I would certainly play in A’s position, in spite of the expected values. Even playing a lifetime’s worth of games it’s doubtful in the extreme that I would ever lose a single game.
On the other hand, if A and B were immortal beings, playing the game over and over again throughout eternity, it’s clear that player B will kick the shit out of A in the long run, provided B has enough funds to survive the initial drought of wins he will most certainly experience when they begin playing the game in the first place.
Now back to the earlier question regarding the class of games I described earlier:
At what point do these games switch from being good deals into bad deals? How large does the probability of winning have to be before it’s a good decision to play? (Or maybe it’s not a single “point” dividing good and bad games, maybe a better description is that the expected value slowly becomes less and less relevant as the probability of winning decreases)
I’ve tried to illustrate what I think are two of the main factors in answering this question by giving the example of the game between A and B–time and funds:
Any game from that class (in which you have an expectation of winning $1) is worth playing when 1. You have enough time to play the game often enough to give you a “reasonable” chance of winning occasionally, and 2. You have enough funds to cover the cost of those games, as well. (I’m going to leave “reasonable” undefined).
In this sense, an immortal being with unlimited funds (who, for whatever reason, likes to win money anyway) would consider any of the games from that class to be a “good” game.
I understand that the immortal being is only a theoretical concern, however. The initial situation was whether or not it was a good deal to play a “single” game. At this point I would claim it’s a good deal when the individual considering the game thinks there is a “reasonable” chance of winning that single game. (I’ll assume paying the single dollar won’t be a problem here). 100% chance of winning?
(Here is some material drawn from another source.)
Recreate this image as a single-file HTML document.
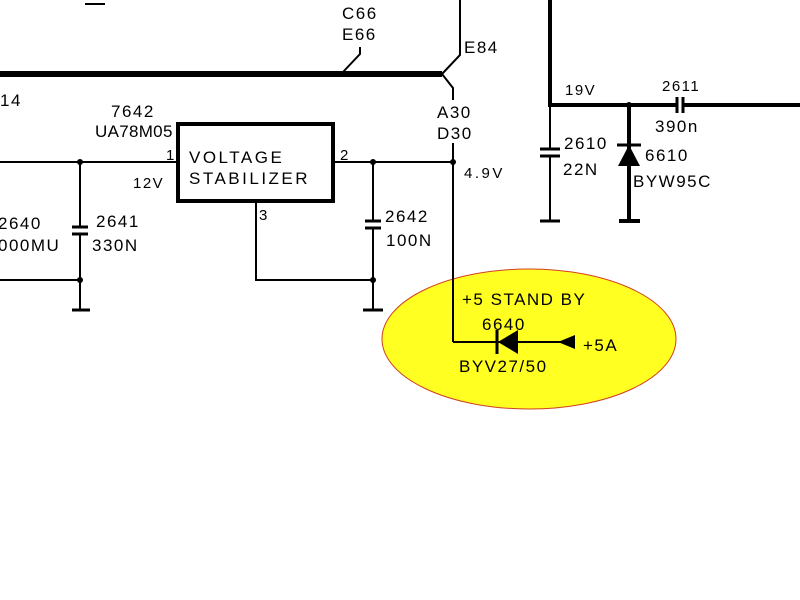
<!DOCTYPE html>
<html><head><style>body{margin:0;background:#fff}svg{display:block}text{font-family:"Liberation Sans",sans-serif;fill:#000;letter-spacing:1.5px}</style></head><body>
<svg width="800" height="600" viewBox="0 0 800 600" xmlns="http://www.w3.org/2000/svg">
<ellipse cx="529" cy="339" rx="147" ry="70" fill="#ffff22" stroke="#d04020" stroke-width="1"/>
<g stroke="#000" fill="none">
<line x1="0" y1="74" x2="442" y2="74" stroke-width="6"/>
<polyline points="442,74 460,55 460,0" stroke-width="2"/>
<polyline points="442,74 453,88 453,100" stroke-width="2"/>
<polyline points="343,72 360,54 360,47" stroke-width="2"/>
<line x1="85" y1="4" x2="105" y2="4" stroke-width="2"/>
<line x1="453" y1="143" x2="453" y2="342" stroke-width="2"/>
<line x1="453" y1="342" x2="500" y2="342" stroke-width="2"/>
<line x1="518" y1="342" x2="565" y2="342" stroke-width="2"/>
<line x1="0" y1="162" x2="176" y2="162" stroke-width="2"/>
<line x1="333" y1="162" x2="453" y2="162" stroke-width="2"/>
<rect x="178" y="124" width="155" height="77" stroke-width="4"/>
<polyline points="256,201 256,280 373,280" stroke-width="2"/>
<line x1="80" y1="162" x2="80" y2="227" stroke-width="2"/>
<line x1="80" y1="234" x2="80" y2="310" stroke-width="2"/>
<line x1="72" y1="227" x2="88" y2="227" stroke-width="3"/>
<line x1="72" y1="234" x2="88" y2="234" stroke-width="3"/>
<line x1="72" y1="310" x2="90" y2="310" stroke-width="3"/>
<line x1="0" y1="280" x2="80" y2="280" stroke-width="2"/>
<line x1="373" y1="162" x2="373" y2="221" stroke-width="2"/>
<line x1="373" y1="228" x2="373" y2="310" stroke-width="2"/>
<line x1="365" y1="221" x2="381" y2="221" stroke-width="3"/>
<line x1="365" y1="228" x2="381" y2="228" stroke-width="3"/>
<line x1="363" y1="310" x2="383" y2="310" stroke-width="3"/>
<line x1="550" y1="0" x2="550" y2="105" stroke-width="4"/>
<line x1="548" y1="105" x2="677" y2="105" stroke-width="4"/>
<line x1="683" y1="105" x2="800" y2="105" stroke-width="4"/>
<line x1="677" y1="97" x2="677" y2="113" stroke-width="3"/>
<line x1="683" y1="97" x2="683" y2="113" stroke-width="3"/>
<line x1="550" y1="105" x2="550" y2="149" stroke-width="2"/>
<line x1="550" y1="156" x2="550" y2="221" stroke-width="2"/>
<line x1="540" y1="149" x2="560" y2="149" stroke-width="3"/>
<line x1="540" y1="156" x2="560" y2="156" stroke-width="3"/>
<line x1="540" y1="221" x2="560" y2="221" stroke-width="3"/>
<line x1="629" y1="105" x2="629" y2="222" stroke-width="4"/>
<line x1="617" y1="145" x2="641" y2="145" stroke-width="3"/>
<line x1="619" y1="221" x2="640" y2="221" stroke-width="4"/>
<line x1="497" y1="330" x2="497" y2="354" stroke-width="3"/>
</g>
<g fill="#000">
<circle cx="80" cy="162" r="3"/><circle cx="80" cy="280" r="3"/>
<circle cx="373" cy="162" r="3"/><circle cx="373" cy="280" r="3"/>
<circle cx="453" cy="162" r="3"/><circle cx="629" cy="105" r="3"/>
<polygon points="629,145 618,166 640,166"/>
<polygon points="498,342 518,330 518,354"/>
<polygon points="558,342 575,335 575,349"/>
</g>
<g font-size="17">
<text x="342" y="19">C66</text><text x="342" y="40">E66</text>
<text x="464" y="53">E84</text>
<text x="0" y="106">14</text>
<text x="111" y="117">7642</text><text x="95" y="137" style="letter-spacing:0.3px">UA78M05</text>
<text x="189" y="163" style="letter-spacing:2.5px">VOLTAGE</text><text x="189" y="184" style="letter-spacing:2.5px">STABILIZER</text>
<text x="166" y="160" font-size="15">1</text><text x="340" y="160" font-size="15">2</text>
<text x="259" y="220" font-size="15">3</text>
<text x="133" y="188" font-size="15">12V</text>
<text x="437" y="118">A30</text><text x="437" y="139">D30</text>
<text x="464" y="178" font-size="15" style="letter-spacing:2.5px">4.9V</text>
<text x="-2" y="229">2640</text><text x="-2" y="251">000MU</text>
<text x="96" y="227">2641</text><text x="92" y="251">330N</text>
<text x="385" y="222">2642</text><text x="386" y="246">100N</text>
<text x="565" y="95" font-size="15">19V</text>
<text x="662" y="91" font-size="15">2611</text>
<text x="655" y="132">390n</text>
<text x="564" y="149">2610</text><text x="563" y="175">22N</text>
<text x="645" y="161">6610</text><text x="633" y="187">BYW95C</text>
<text x="462" y="305">+5 STAND BY</text>
<text x="482" y="330">6640</text>
<text x="583" y="351">+5A</text>
<text x="459" y="372">BYV27/50</text>
</g>
</svg>
</body></html>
Obviously a good deal. 1/googol chance of winning? Obviously a bad deal (to me).
As I mentioned, I’m going to have to leave “reasonable” undefined here. I don’t think there are going to be any hard and fast rules by which you can define it; it is in large part up to the individual considering the game. Still, as I’ve mentioned before, it would be a function of (among possibly other things) how well you can afford that single game, and how much benefit the winnings would give you.
Ultimately, I’m not saying that the expected value is necessarily irrelevant when considering a single game, but I am saying that it becomes less relevant as the chance of winning the game decreases.
Anyone agree or disagree with any particular points?